===== Given information

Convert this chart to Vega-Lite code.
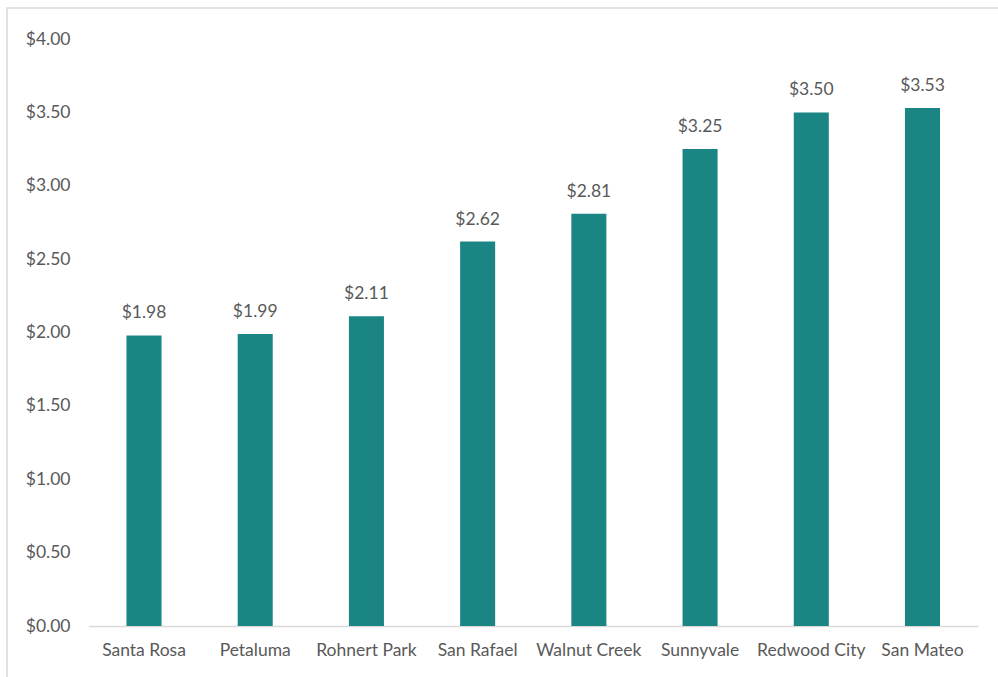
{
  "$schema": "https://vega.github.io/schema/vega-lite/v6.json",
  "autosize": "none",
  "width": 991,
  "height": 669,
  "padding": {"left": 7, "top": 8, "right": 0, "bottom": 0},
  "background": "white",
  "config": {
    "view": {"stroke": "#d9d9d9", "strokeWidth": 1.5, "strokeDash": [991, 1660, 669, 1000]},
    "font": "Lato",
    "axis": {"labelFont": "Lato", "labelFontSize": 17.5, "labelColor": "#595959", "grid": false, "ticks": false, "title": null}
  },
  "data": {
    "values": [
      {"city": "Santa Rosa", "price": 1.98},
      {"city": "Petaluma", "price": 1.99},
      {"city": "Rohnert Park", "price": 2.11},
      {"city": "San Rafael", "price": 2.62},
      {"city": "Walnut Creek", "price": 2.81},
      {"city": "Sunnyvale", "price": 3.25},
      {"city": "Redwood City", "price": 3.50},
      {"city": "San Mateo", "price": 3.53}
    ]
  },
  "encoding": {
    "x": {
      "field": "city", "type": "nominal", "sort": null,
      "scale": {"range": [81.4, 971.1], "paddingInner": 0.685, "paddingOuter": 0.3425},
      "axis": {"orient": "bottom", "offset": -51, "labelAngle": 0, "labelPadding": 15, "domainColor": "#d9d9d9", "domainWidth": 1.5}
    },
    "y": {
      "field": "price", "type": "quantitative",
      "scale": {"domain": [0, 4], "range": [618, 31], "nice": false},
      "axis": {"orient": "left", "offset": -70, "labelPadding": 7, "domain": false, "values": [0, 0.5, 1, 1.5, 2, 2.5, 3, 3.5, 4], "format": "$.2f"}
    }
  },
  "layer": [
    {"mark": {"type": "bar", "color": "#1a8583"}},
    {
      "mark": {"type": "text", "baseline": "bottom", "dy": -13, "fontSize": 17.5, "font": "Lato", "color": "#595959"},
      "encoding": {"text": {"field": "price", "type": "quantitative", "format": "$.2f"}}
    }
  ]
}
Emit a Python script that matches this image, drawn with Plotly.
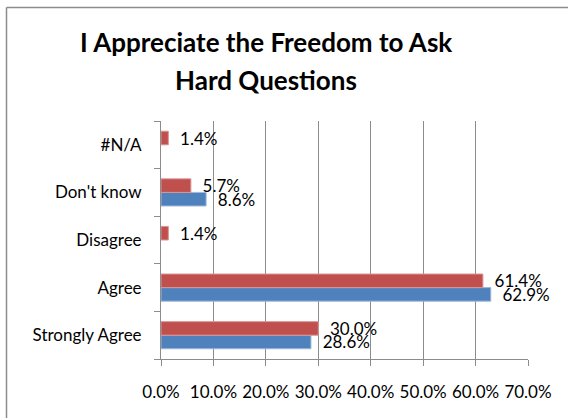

==========

Transcribe the material as is, with images omitted.

• [Solution for this exercise]
Convert this chart to Vega-Lite code.
{
  "$schema": "https://vega.github.io/schema/vega-lite/v6.json",
  "autosize": "none",
  "width": 991,
  "height": 669,
  "padding": {"left": 7, "top": 8, "right": 0, "bottom": 0},
  "background": "white",
  "config": {
    "view": {"stroke": "#d9d9d9", "strokeWidth": 1.5, "strokeDash": [991, 1660, 669, 1000]},
    "font": "Lato",
    "axis": {"labelFont": "Lato", "labelFontSize": 17.5, "labelColor": "#595959", "grid": false, "ticks": false, "title": null}
  },
  "data": {
    "values": [
      {"city": "Santa Rosa", "price": 1.98},
      {"city": "Petaluma", "price": 1.99},
      {"city": "Rohnert Park", "price": 2.11},
      {"city": "San Rafael", "price": 2.62},
      {"city": "Walnut Creek", "price": 2.81},
      {"city": "Sunnyvale", "price": 3.25},
      {"city": "Redwood City", "price": 3.50},
      {"city": "San Mateo", "price": 3.53}
    ]
  },
  "encoding": {
    "x": {
      "field": "city", "type": "nominal", "sort": null,
      "scale": {"range": [81.4, 971.1], "paddingInner": 0.685, "paddingOuter": 0.3425},
      "axis": {"orient": "bottom", "offset": -51, "labelAngle": 0, "labelPadding": 15, "domainColor": "#d9d9d9", "domainWidth": 1.5}
    },
    "y": {
      "field": "price", "type": "quantitative",
      "scale": {"domain": [0, 4], "range": [618, 31], "nice": false},
      "axis": {"orient": "left", "offset": -70, "labelPadding": 7, "domain": false, "values": [0, 0.5, 1, 1.5, 2, 2.5, 3, 3.5, 4], "format": "$.2f"}
    }
  },
  "layer": [
    {"mark": {"type": "bar", "color": "#1a8583"}},
    {
      "mark": {"type": "text", "baseline": "bottom", "dy": -13, "fontSize": 17.5, "font": "Lato", "color": "#595959"},
      "encoding": {"text": {"field": "price", "type": "quantitative", "format": "$.2f"}}
    }
  ]
}
Emit a Python script that matches this image, drawn with Plotly.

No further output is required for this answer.